Et maintenant jetez les yeux sur une carte du Japon : considérez ce mince archipel étendu devant le continent asiatique comme un long sarment à la courbe élégante et aux grappes inégales. De toutes les îles qui font de l’ombre sur les mers, je n’en connais point dont la figure se dessine avec une grâce plus souple et plus charmante. Mais cet empire onduleux évoque aussi je ne sais quelle image d’invertébré sans tête endormi à la crête des vagues. La vie répandue dans ses anneaux et ses replis ne semble point participer d’une seule âme. Et, si l’on en comprend mieux ses agitations désordonnées, rien n’est plus propre à nous pénétrer d’admiration pour les Tokugawa qui communiquèrent à ce corps serpentin le même esprit et la même volonté.
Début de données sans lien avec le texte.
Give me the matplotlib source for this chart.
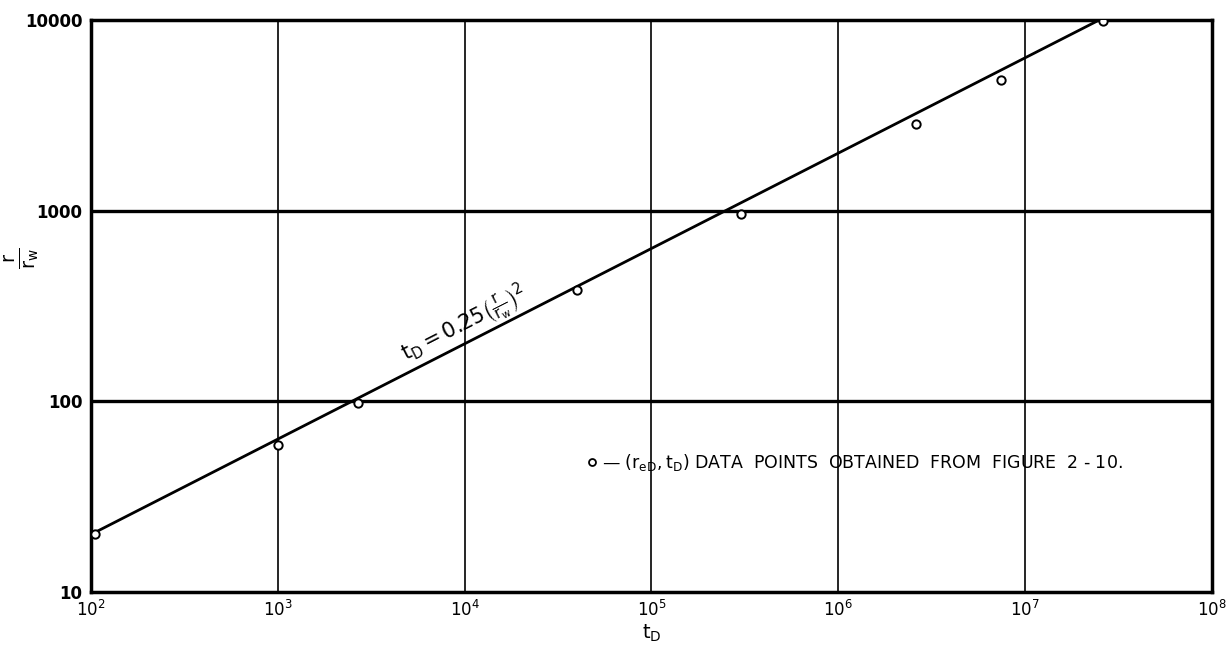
import numpy as np
from matplotlib import pyplot as plt, ticker

# Data points (t_D, r/r_w)
point_t = [105, 1000, 2700, 40000, 3.0e5, 2.6e6, 7.4e6, 2.6e7]
point_r = [20, 59, 98, 385, 960, 2850, 4850, 9900]

# Fitted line t_D = 0.25 (r/r_w)^2, end points
line_t = [100, 2.5e7]
line_r = [20, 10000]

x_ticks = [1e2, 1e3, 1e4, 1e5, 1e6, 1e7, 1e8]
y_ticks = [10, 100, 1000, 10000]
y_tick_labels = ['10', '100', '1000', '10000']

fig = plt.figure(figsize=(12.29, 6.65), dpi=100)
ax = fig.add_axes([0.074, 0.110, 0.912, 0.860])

ax.set_xscale('log')
ax.set_yscale('log')
ax.set_xlim(1e2, 1e8)
ax.set_ylim(10, 10000)

# Grid: thin verticals, heavy horizontals
for xt in x_ticks[1:-1]:
    ax.axvline(xt, color='black', lw=1.2, zorder=1)
for yt in y_ticks[1:-1]:
    ax.axhline(yt, color='black', lw=2.4, zorder=1)

# Line and data points
ax.plot(line_t, line_r, color='black', lw=2.0, zorder=2)
ax.plot(point_t, point_r, ls='none', marker='o', ms=6, mfc='white',
        mec='black', mew=1.4, zorder=3)

# Axes frame
for sp in ax.spines.values():
    sp.set_linewidth(2.5)

ax.set_xticks(x_ticks)
ax.xaxis.set_major_formatter(ticker.LogFormatterMathtext())
ax.set_yticks(y_ticks)
ax.set_yticklabels(y_tick_labels)
ax.xaxis.set_minor_locator(ticker.NullLocator())
ax.yaxis.set_minor_locator(ticker.NullLocator())
ax.tick_params(length=0, labelsize=12, pad=6)
for lbl in ax.get_yticklabels():
    lbl.set_fontweight('bold')

ax.set_xlabel(r'$\mathregular{t_D}$', fontsize=14, labelpad=2)

# y label: r over r_w, rotated
fig.text(22 / 1229, 1 - 258 / 665, r'$\mathregular{\frac{r}{r_w}}$',
         rotation=90, fontsize=20, ha='center', va='center')

# Equation label along the line
ax.text(1.0e4, 250, r'$\mathregular{t_D = 0.25\left(\frac{r}{r_w}\right)^2}$',
        rotation=27, fontsize=15, ha='center', va='center',
        rotation_mode='anchor')

# Legend-like annotation
ax.plot([0.447], [0.227], transform=ax.transAxes, ls='none', marker='o',
        ms=5, mfc='white', mec='black', mew=1.3, clip_on=False)
ax.text(0.456, 0.227, r'— $\mathregular{(r_{eD}, t_D)}$ DATA  POINTS  OBTAINED  FROM  FIGURE  2 - 10.',
        transform=ax.transAxes, fontsize=12.5, ha='left', va='center')

fig.savefig('out.png', dpi=100)
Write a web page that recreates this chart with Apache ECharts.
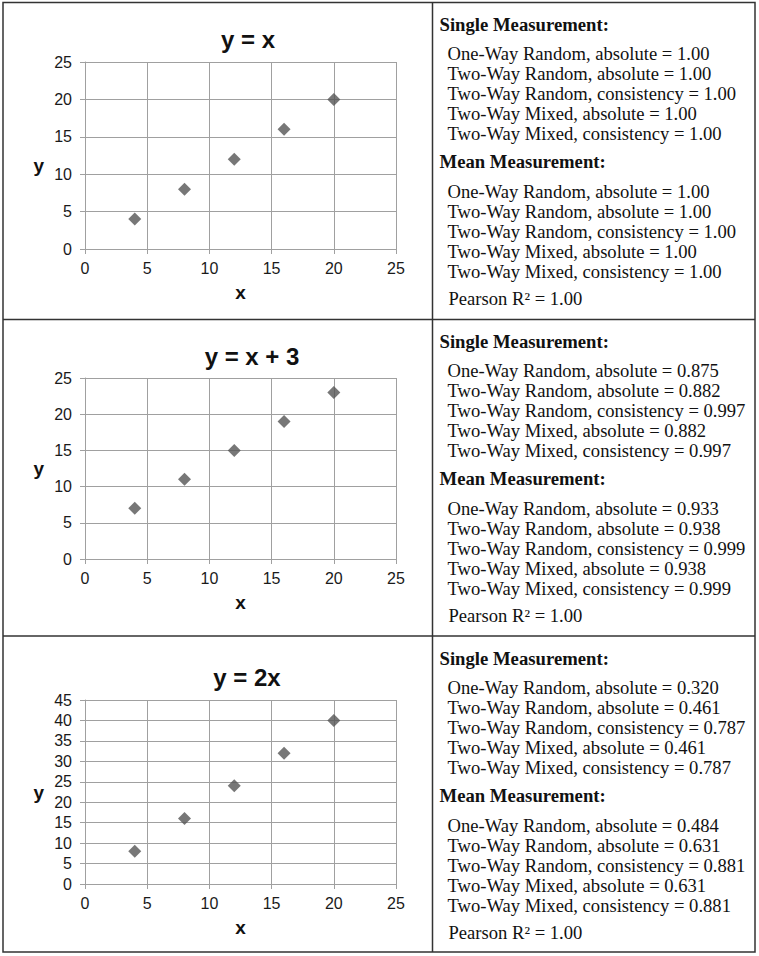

C’est d’abord l’île de Kuishiu qui pend au sud, dernière grappe et la plus grosse. Elle se détache avec son groupe d’îlots du reste de l’Empire et plonge vers Formose et les Philippines. Elle a reçu les premiers Européens, et avant eux, peut-être, les envahisseurs malais. Mais les anciennes invasions sont oubliées ; le christianisme n’y a fleuri qu’une heure ; et les hommes qui en habitent la pointe et la dernière échancrure ajoutent à leur vanité d’insulaires cette espèce d’âpreté taciturne des sentinelles plantées à l’extrémité de la terre. Où ils sont, le monde se termine pour eux. Leur fierté n’a point de bornes, leur humanité point d’horizon. Vaincus, ils acceptent une défaite dont leur éloignement les empêche de sentir la brutale humiliation. Mais, pendant des siècles, ils en remâcheront l’amertume. La nature à demi tropicale ne les engourdit pas. Ni les voluptés de la femme ni les charmes du bonze n’ont de prise sur leur âme. Ils n’aiment que les danses guerrières et le maniement du sabre. Ce sont les Satsuma. J’ai séjourné dans leur capitale de Kagoshima, et, même encore aujourd’hui, j’y ai eu l’impression d’une vie rude et bornée, au fond d’une rade montagneuse dont la splendeur du ciel illuminait les eaux violentes. Dès avril, les collines se couvrent d’anémones et d’azalées, mais les cratères y brûlent éternellement.